Since that last blog we have spent four days in El Gouna where I was doing some work at the International School and are now in our third and final day in Alexandria. I am writing this blog from our room on the sixth floor of the Sheraton that looks out on the aqua marine Mediterranean. That is another story!
One of the responses to my question about which Cairo experience to blog about pertained to Garbage City which is the common name for Manshiyat Nasser, an area of Cairo. The 60,000 people who have lived in Garbage City for many years are mostly Coptic Christians who are known as Zabbaleen, which I am told means ‘garbage people’. Although Metropolitan Cairo has population of 20 million people an efficient ‘modern day’ garbage collection system such as we might find in North America hasn’t been established. The Zabbaleen therefore pick up garbage from area around the city and transport it to Garbage City by donkey carts and trucks.
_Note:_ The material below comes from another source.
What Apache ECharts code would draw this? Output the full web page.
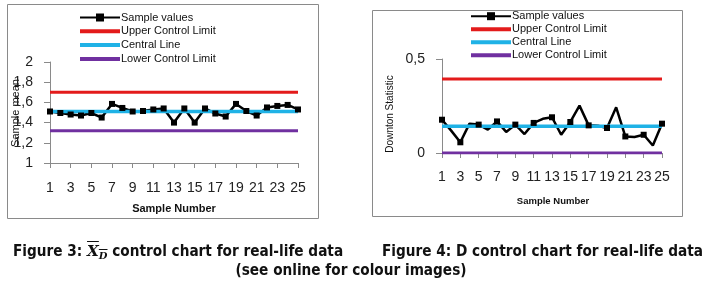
<!DOCTYPE html>
<html>
<head>
<meta charset="utf-8">
<script src="https://cdn.jsdelivr.net/npm/echarts@6/dist/echarts.min.js"></script>
<style>
    html, body { margin: 0; padding: 0; background: #fff; }
    #wrap { position: relative; width: 706px; height: 283px; overflow: hidden; }
    #chart { position: absolute; left: 0; top: 0; width: 706px; height: 283px; }
    .cap { position: absolute; font-family: 'DejaVu Sans Condensed', 'DejaVu Sans', sans-serif; font-weight: bold; font-size: 15.2px; color: #111; white-space: nowrap; line-height: 18px; }
    .xd { font-family: 'DejaVu Serif', serif; font-style: italic; text-decoration: overline; }
    .xd sub { font-size: 10px; vertical-align: -3px; }
</style>
</head>
<body>
<div id="wrap">
    <div id="chart"></div>
    <div class="cap" style="left:13px; top:242px;">Figure 3: <span class="xd">X<sub>D</sub></span> control chart for real-life data</div>
    <div class="cap" style="left:382px; top:242px;">Figure 4: D control chart for real-life data</div>
    <div class="cap" style="left:0; width:702px; text-align:center; top:261px;">(see online for colour images)</div>
</div>
<script>
// sample numbers on the x axis
const samples = ['1', '2', '3', '4', '5', '6', '7', '8', '9', '10', '11', '12', '13', '14', '15', '16', '17', '18', '19', '20', '21', '22', '23', '24', '25']
const legendNames = ['Sample values', 'Upper Control Limit', 'Central Line', 'Lower Control Limit']

// figure 3 : sample means
const meanValues = [1.51, 1.495, 1.48, 1.47, 1.495, 1.45, 1.585, 1.545, 1.51, 1.515, 1.53, 1.54, 1.40, 1.54, 1.40, 1.54, 1.49, 1.46, 1.585, 1.515, 1.47, 1.55, 1.565, 1.575, 1.53]
const meanUCL = 1.70
const meanCL = 1.51
const meanLCL = 1.32

// figure 4 : downton statistic
const dValues = [0.177, 0.119, 0.057, 0.156, 0.151, 0.124, 0.168, 0.112, 0.151, 0.101, 0.16, 0.182, 0.19, 0.097, 0.165, 0.252, 0.147, 0.145, 0.133, 0.243, 0.088, 0.085, 0.097, 0.04, 0.156]
const dUCL = 0.394
const dCL = 0.142
const dLCL = 0

const colors = { sample: '#000000', ucl: '#e31b1b', cl: '#1fb2e6', lcl: '#7030a0' }
const axisGray = '#8a8a8a'
const fontFam = "'Liberation Sans', Arial, sans-serif"
// thick bar centred in the legend icon box (the two lone moves keep the box 40x10)
const barIcon = 'path://M0,0 M0,3 L40,3 L40,7 L0,7 Z M40,10'

const flat = v => [[samples[0], v], [samples[samples.length - 1], v]]

const makeSeries = (idx, values, ucl, cl, lcl) => [
    {
        name: legendNames[0], type: 'line', xAxisIndex: idx, yAxisIndex: idx,
        data: values, symbol: 'rect', symbolSize: 6,
        lineStyle: { color: colors.sample, width: 2.5 },
        itemStyle: { color: colors.sample }
    },
    {
        name: legendNames[1], type: 'line', xAxisIndex: idx, yAxisIndex: idx,
        data: flat(ucl), symbol: 'none',
        lineStyle: { color: colors.ucl, width: 3 }, itemStyle: { color: colors.ucl }
    },
    {
        name: legendNames[2], type: 'line', xAxisIndex: idx, yAxisIndex: idx,
        data: flat(cl), symbol: 'none',
        lineStyle: { color: colors.cl, width: 3.5 }, itemStyle: { color: colors.cl }
    },
    {
        name: legendNames[3], type: 'line', xAxisIndex: idx, yAxisIndex: idx,
        data: flat(lcl), symbol: 'none',
        lineStyle: { color: colors.lcl, width: 3 }, itemStyle: { color: colors.lcl }
    }
]

const xAxisCfg = (idx, margin) => ({
    type: 'category', gridIndex: idx, data: samples, boundaryGap: false,
    axisLine: { lineStyle: { color: axisGray } },
    axisTick: { show: true, interval: 1, length: 5, lineStyle: { color: axisGray } },
    axisLabel: { interval: 1, margin: margin, fontSize: 14, color: '#222', fontFamily: fontFam, hideOverlap: false },
    splitLine: { show: false }
})

const yAxisCfg = (idx, min, max, step) => ({
    type: 'value', gridIndex: idx, min: min, max: max, interval: step,
    axisLine: { show: true, lineStyle: { color: axisGray } },
    axisTick: { show: true, length: 6, lineStyle: { color: axisGray } },
    axisLabel: {
        margin: 17, fontSize: 14, color: '#222', fontFamily: fontFam,
        formatter: v => String(Math.round(v * 10) / 10).replace('.', ',')
    },
    splitLine: { show: false }
})

const legendCfg = (left, top, gap) => ({
    orient: 'vertical', left: left, top: top, padding: 0,
    data: [
        { name: legendNames[0] },
        { name: legendNames[1], icon: barIcon },
        { name: legendNames[2], icon: barIcon },
        { name: legendNames[3], icon: barIcon }
    ],
    itemWidth: 40, itemHeight: 10, itemGap: gap,
    textStyle: { fontSize: 11, fontFamily: fontFam, color: '#111', padding: [0, 0, 0, -4] },
    selectedMode: false
})

const myChart = echarts.init(document.getElementById('chart'), null, { renderer: 'canvas' })
myChart.setOption({
    animation: false,
    grid: [
        { left: 50, top: 62, width: 248, height: 101 },
        { left: 442, top: 59, width: 220, height: 94 }
    ],
    xAxis: [xAxisCfg(0, 18), xAxisCfg(1, 17)],
    yAxis: [yAxisCfg(0, 1, 2, 0.2), yAxisCfg(1, 0, 0.5, 0.5)],
    legend: [legendCfg(79, 12, 2.8), legendCfg(470, 10.7, 2)],
    series: [
        ...makeSeries(0, meanValues, meanUCL, meanCL, meanLCL),
        ...makeSeries(1, dValues, dUCL, dCL, dLCL)
    ],
    graphic: [
        { type: 'rect', shape: { x: 7.5, y: 4.5, width: 311, height: 214 }, style: { fill: 'none', stroke: axisGray, lineWidth: 1 }, silent: true },
        { type: 'rect', shape: { x: 372.5, y: 10.5, width: 310, height: 206 }, style: { fill: 'none', stroke: axisGray, lineWidth: 1 }, silent: true },
        { type: 'text', x: 174, y: 209, style: { text: 'Sample Number', font: "bold 11px 'Liberation Sans', Arial", fill: '#111', align: 'center', verticalAlign: 'middle' } },
        { type: 'text', x: 16, y: 113, rotation: Math.PI / 2, style: { text: 'Sample mean', font: "11px 'Liberation Sans', Arial", fill: '#111', align: 'center', verticalAlign: 'middle' } },
        { type: 'text', x: 553, y: 201, style: { text: 'Sample Number', font: "bold 9.5px 'Liberation Sans', Arial", fill: '#111', align: 'center', verticalAlign: 'middle' } },
        { type: 'text', x: 390, y: 114, rotation: Math.PI / 2, style: { text: 'Downton Statistic', font: "10px 'Liberation Sans', Arial", fill: '#111', align: 'center', verticalAlign: 'middle' } }
    ]
})
</script>
</body>
</html>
When I walk early in the morning I see, what is often a mother and a couple of kids, making their way around Maadi in these donkey carts. I don’t like to stare for too long but I have noticed that they are selective in what they pick up. As the busy morning traffic begins the carts are less noticeable and are replaced by trucks that are driven and ‘staffed’ by men. These collectors pile the trucks ridiculously high with cardboard, scrap wood and other things so that each long trip to the Garbage City counts.
When driving through Garbage City one discovers a way of life that we can’t even imagine. There is trash inside of buildings, on top of buildings, in alleyways and in streets with men, women and children systematically sorting through it. Once sorted, Zabbaleen follow their ‘recycling program’ by reusing or reselling whatever they are able. Food scraps and ‘edibles’ are fed to the cattle, sheep and goats that are raised for food in a sort of an ‘urban farm’.
Obviously Garbage City wouldn’t be high on the list of tourist places to visit in Egypt. I think however, it is a ‘must experience’. We, in North America are ‘over consumers’ who produce enormous amounts of waste that is not only put into local landfills but ends up in sites all over the world including our oceans. Once we put our garbage and recycling bins out at the end of our driveways once a week we think that we have done our part and the rest is up to whoever takes it away.
I am only including a few of pictures with this blog because I didn’t want to poke my Nikon out the car window to document this as a tourist attraction. Both Cynthia and I felt uncomfortable in Garbage City, not because we were at risk in any way but because it made us ‘think’ …
Oh, did I mention that I read that almost 90% of their garbage is recycled? I wonder what the rate is at home?